BEGIN

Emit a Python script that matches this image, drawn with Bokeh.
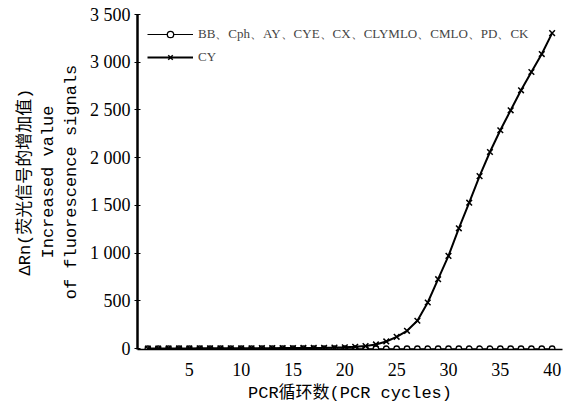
from bokeh.plotting import figure
from bokeh.models import Range1d, FixedTicker, Legend, LegendItem
from bokeh.embed import file_html
from bokeh.resources import INLINE

cycles = list(range(1, 41))
flat_values = [0] * 40
cy_values = [2, 2, 3, 3, 3, 4, 4, 4, 5, 5, 5, 6, 6, 7, 7, 8, 9, 10, 12, 15,
             20, 28, 45, 76, 125, 188, 293, 484, 728, 972,
             1261, 1529, 1808, 2060, 2288, 2497, 2706, 2898, 3086, 3305]
x_ticks = [5, 10, 15, 20, 25, 30, 35, 40]
y_ticks = [0, 500, 1000, 1500, 2000, 2500, 3000, 3500]
y_tick_labels = ["0", "500", "1 000", "1 500", "2 000", "2 500", "3 000", "3 500"]
legend_flat = "BB、Cph、AY、CYE、CX、CLYMLO、CMLO、PD、CK"
legend_cy = "CY"

p = figure(width=574, height=411, output_backend="svg", toolbar_location=None,
           x_range=Range1d(0, 41), y_range=Range1d(-8, 3500),
           min_border_left=137, min_border_right=12, min_border_top=14, min_border_bottom=62)
p.outline_line_color = None
p.xgrid.visible = False
p.ygrid.visible = False

r1 = p.line(cycles, flat_values, line_color="black", line_width=1.2)
r1m = p.scatter(cycles, flat_values, marker="circle", size=5.5, fill_color="white",
                line_color="black", line_width=1.3)
r2 = p.line(cycles, cy_values, line_color="black", line_width=2)
r2m = p.scatter(cycles, cy_values, marker="x", size=8, line_color="black", line_width=1.5)

legend = Legend(items=[LegendItem(label=legend_flat, renderers=[r1, r1m]),
                       LegendItem(label=legend_cy, renderers=[r2, r2m])],
                location=(10, 284), background_fill_alpha=0, border_line_color=None,
                glyph_width=46, glyph_height=16, label_standoff=5, spacing=6,
                label_text_font="Liberation Serif", label_text_font_size="13px",
                label_height=16, padding=4, margin=0)
p.add_layout(legend)

p.xaxis.ticker = FixedTicker(ticks=x_ticks)
p.yaxis.ticker = FixedTicker(ticks=y_ticks)
p.yaxis.major_label_overrides = {t: l for t, l in zip(y_ticks, y_tick_labels)}
for ax in (p.xaxis, p.yaxis):
    ax.major_label_text_font = "Liberation Serif"
    ax.major_label_text_font_size = "18px"
    ax.major_label_text_color = "black"
    ax.minor_tick_line_color = None
    ax.axis_line_color = "black"
    ax.axis_label_text_color = "black"
    ax.axis_label_text_font_style = "normal"
p.yaxis.axis_line_width = 2.5
p.xaxis.axis_line_width = 1.5
p.xaxis.major_tick_line_color = None
p.xaxis.major_label_standoff = 7
p.yaxis.major_tick_in = 3
p.yaxis.major_tick_out = 3
p.yaxis.major_label_standoff = 4

p.xaxis.axis_label = "PCR循环数(PCR cycles)"
p.xaxis.axis_label_text_font = "'Liberation Mono', 'Noto Sans CJK SC'"
p.xaxis.axis_label_text_font_size = "17px"
p.xaxis.axis_label_standoff = 5

p.yaxis.axis_label = "ΔRn(荧光信号的增加值)\nIncreased value\nof fluorescence signals"
p.yaxis.axis_label_text_font = "'Liberation Mono', 'Noto Sans CJK SC'"
p.yaxis.axis_label_text_font_size = "17px"
p.yaxis.axis_label_standoff = 6

open("out.html", "w").write(file_html(p, INLINE))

END

● **GIVEN INSTRUCTION**
Omit the pictures, then output the rest of the listing exactly.

● **FULL OUTPUT**
Emit a Python script that matches this image, drawn with Bokeh.
from bokeh.plotting import figure
from bokeh.models import Range1d, FixedTicker, Legend, LegendItem
from bokeh.embed import file_html
from bokeh.resources import INLINE

cycles = list(range(1, 41))
flat_values = [0] * 40
cy_values = [2, 2, 3, 3, 3, 4, 4, 4, 5, 5, 5, 6, 6, 7, 7, 8, 9, 10, 12, 15,
             20, 28, 45, 76, 125, 188, 293, 484, 728, 972,
             1261, 1529, 1808, 2060, 2288, 2497, 2706, 2898, 3086, 3305]
x_ticks = [5, 10, 15, 20, 25, 30, 35, 40]
y_ticks = [0, 500, 1000, 1500, 2000, 2500, 3000, 3500]
y_tick_labels = ["0", "500", "1 000", "1 500", "2 000", "2 500", "3 000", "3 500"]
legend_flat = "BB、Cph、AY、CYE、CX、CLYMLO、CMLO、PD、CK"
legend_cy = "CY"

p = figure(width=574, height=411, output_backend="svg", toolbar_location=None,
           x_range=Range1d(0, 41), y_range=Range1d(-8, 3500),
           min_border_left=137, min_border_right=12, min_border_top=14, min_border_bottom=62)
p.outline_line_color = None
p.xgrid.visible = False
p.ygrid.visible = False

r1 = p.line(cycles, flat_values, line_color="black", line_width=1.2)
r1m = p.scatter(cycles, flat_values, marker="circle", size=5.5, fill_color="white",
                line_color="black", line_width=1.3)
r2 = p.line(cycles, cy_values, line_color="black", line_width=2)
r2m = p.scatter(cycles, cy_values, marker="x", size=8, line_color="black", line_width=1.5)

legend = Legend(items=[LegendItem(label=legend_flat, renderers=[r1, r1m]),
                       LegendItem(label=legend_cy, renderers=[r2, r2m])],
                location=(10, 284), background_fill_alpha=0, border_line_color=None,
                glyph_width=46, glyph_height=16, label_standoff=5, spacing=6,
                label_text_font="Liberation Serif", label_text_font_size="13px",
                label_height=16, padding=4, margin=0)
p.add_layout(legend)

p.xaxis.ticker = FixedTicker(ticks=x_ticks)
p.yaxis.ticker = FixedTicker(ticks=y_ticks)
p.yaxis.major_label_overrides = {t: l for t, l in zip(y_ticks, y_tick_labels)}
for ax in (p.xaxis, p.yaxis):
    ax.major_label_text_font = "Liberation Serif"
    ax.major_label_text_font_size = "18px"
    ax.major_label_text_color = "black"
    ax.minor_tick_line_color = None
    ax.axis_line_color = "black"
    ax.axis_label_text_color = "black"
    ax.axis_label_text_font_style = "normal"
p.yaxis.axis_line_width = 2.5
p.xaxis.axis_line_width = 1.5
p.xaxis.major_tick_line_color = None
p.xaxis.major_label_standoff = 7
p.yaxis.major_tick_in = 3
p.yaxis.major_tick_out = 3
p.yaxis.major_label_standoff = 4

p.xaxis.axis_label = "PCR循环数(PCR cycles)"
p.xaxis.axis_label_text_font = "'Liberation Mono', 'Noto Sans CJK SC'"
p.xaxis.axis_label_text_font_size = "17px"
p.xaxis.axis_label_standoff = 5

p.yaxis.axis_label = "ΔRn(荧光信号的增加值)\nIncreased value\nof fluorescence signals"
p.yaxis.axis_label_text_font = "'Liberation Mono', 'Noto Sans CJK SC'"
p.yaxis.axis_label_text_font_size = "17px"
p.yaxis.axis_label_standoff = 6

open("out.html", "w").write(file_html(p, INLINE))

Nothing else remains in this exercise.